◆ SUPPLIED MATERIAL
+ + + + +

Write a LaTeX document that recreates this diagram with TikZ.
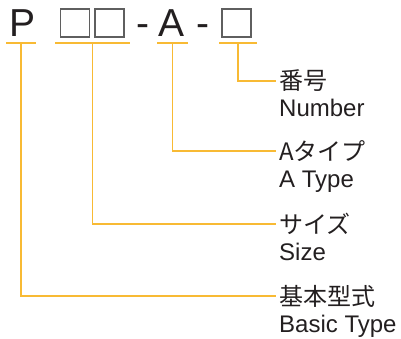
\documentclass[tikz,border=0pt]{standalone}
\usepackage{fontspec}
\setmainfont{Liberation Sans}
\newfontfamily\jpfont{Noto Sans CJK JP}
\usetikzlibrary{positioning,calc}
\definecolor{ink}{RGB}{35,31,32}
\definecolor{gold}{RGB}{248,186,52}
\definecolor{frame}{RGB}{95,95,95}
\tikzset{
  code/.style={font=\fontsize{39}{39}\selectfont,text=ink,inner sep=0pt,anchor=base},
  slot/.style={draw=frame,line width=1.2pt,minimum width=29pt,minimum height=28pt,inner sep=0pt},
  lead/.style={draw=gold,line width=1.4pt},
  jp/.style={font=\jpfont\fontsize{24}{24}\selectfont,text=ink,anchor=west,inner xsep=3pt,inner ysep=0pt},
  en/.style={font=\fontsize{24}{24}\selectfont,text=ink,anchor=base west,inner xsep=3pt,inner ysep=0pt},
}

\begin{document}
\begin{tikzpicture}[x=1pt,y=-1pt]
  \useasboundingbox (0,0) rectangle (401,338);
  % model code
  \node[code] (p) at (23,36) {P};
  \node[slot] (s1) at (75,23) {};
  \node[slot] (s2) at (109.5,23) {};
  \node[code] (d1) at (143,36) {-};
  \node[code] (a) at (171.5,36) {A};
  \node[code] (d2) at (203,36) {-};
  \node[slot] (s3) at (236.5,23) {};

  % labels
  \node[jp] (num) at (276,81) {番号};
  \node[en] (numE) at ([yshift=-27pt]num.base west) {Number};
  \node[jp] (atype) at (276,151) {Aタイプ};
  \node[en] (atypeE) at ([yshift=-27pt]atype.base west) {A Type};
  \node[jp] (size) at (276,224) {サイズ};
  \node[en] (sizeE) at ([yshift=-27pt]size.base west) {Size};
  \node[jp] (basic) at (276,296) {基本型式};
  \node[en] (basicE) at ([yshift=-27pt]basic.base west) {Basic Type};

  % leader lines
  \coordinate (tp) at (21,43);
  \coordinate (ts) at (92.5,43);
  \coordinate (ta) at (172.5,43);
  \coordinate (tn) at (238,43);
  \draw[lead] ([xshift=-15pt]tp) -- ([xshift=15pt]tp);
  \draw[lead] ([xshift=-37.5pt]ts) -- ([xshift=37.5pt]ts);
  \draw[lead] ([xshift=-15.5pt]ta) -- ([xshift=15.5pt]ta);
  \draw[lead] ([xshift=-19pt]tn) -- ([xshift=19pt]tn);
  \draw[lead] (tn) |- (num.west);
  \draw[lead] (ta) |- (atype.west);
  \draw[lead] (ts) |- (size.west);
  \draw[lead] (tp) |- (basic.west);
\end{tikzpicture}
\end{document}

+ + + + +

◆ JOB
Pictures in the data above should not be copied; transcribe everything else exactly.

◆ THE SOLUTION
Write a LaTeX document that recreates this diagram with TikZ.
\documentclass[tikz,border=0pt]{standalone}
\usepackage{fontspec}
\setmainfont{Liberation Sans}
\newfontfamily\jpfont{Noto Sans CJK JP}
\usetikzlibrary{positioning,calc}
\definecolor{ink}{RGB}{35,31,32}
\definecolor{gold}{RGB}{248,186,52}
\definecolor{frame}{RGB}{95,95,95}
\tikzset{
  code/.style={font=\fontsize{39}{39}\selectfont,text=ink,inner sep=0pt,anchor=base},
  slot/.style={draw=frame,line width=1.2pt,minimum width=29pt,minimum height=28pt,inner sep=0pt},
  lead/.style={draw=gold,line width=1.4pt},
  jp/.style={font=\jpfont\fontsize{24}{24}\selectfont,text=ink,anchor=west,inner xsep=3pt,inner ysep=0pt},
  en/.style={font=\fontsize{24}{24}\selectfont,text=ink,anchor=base west,inner xsep=3pt,inner ysep=0pt},
}

\begin{document}
\begin{tikzpicture}[x=1pt,y=-1pt]
  \useasboundingbox (0,0) rectangle (401,338);
  % model code
  \node[code] (p) at (23,36) {P};
  \node[slot] (s1) at (75,23) {};
  \node[slot] (s2) at (109.5,23) {};
  \node[code] (d1) at (143,36) {-};
  \node[code] (a) at (171.5,36) {A};
  \node[code] (d2) at (203,36) {-};
  \node[slot] (s3) at (236.5,23) {};

  % labels
  \node[jp] (num) at (276,81) {番号};
  \node[en] (numE) at ([yshift=-27pt]num.base west) {Number};
  \node[jp] (atype) at (276,151) {Aタイプ};
  \node[en] (atypeE) at ([yshift=-27pt]atype.base west) {A Type};
  \node[jp] (size) at (276,224) {サイズ};
  \node[en] (sizeE) at ([yshift=-27pt]size.base west) {Size};
  \node[jp] (basic) at (276,296) {基本型式};
  \node[en] (basicE) at ([yshift=-27pt]basic.base west) {Basic Type};

  % leader lines
  \coordinate (tp) at (21,43);
  \coordinate (ts) at (92.5,43);
  \coordinate (ta) at (172.5,43);
  \coordinate (tn) at (238,43);
  \draw[lead] ([xshift=-15pt]tp) -- ([xshift=15pt]tp);
  \draw[lead] ([xshift=-37.5pt]ts) -- ([xshift=37.5pt]ts);
  \draw[lead] ([xshift=-15.5pt]ta) -- ([xshift=15.5pt]ta);
  \draw[lead] ([xshift=-19pt]tn) -- ([xshift=19pt]tn);
  \draw[lead] (tn) |- (num.west);
  \draw[lead] (ta) |- (atype.west);
  \draw[lead] (ts) |- (size.west);
  \draw[lead] (tp) |- (basic.west);
\end{tikzpicture}
\end{document}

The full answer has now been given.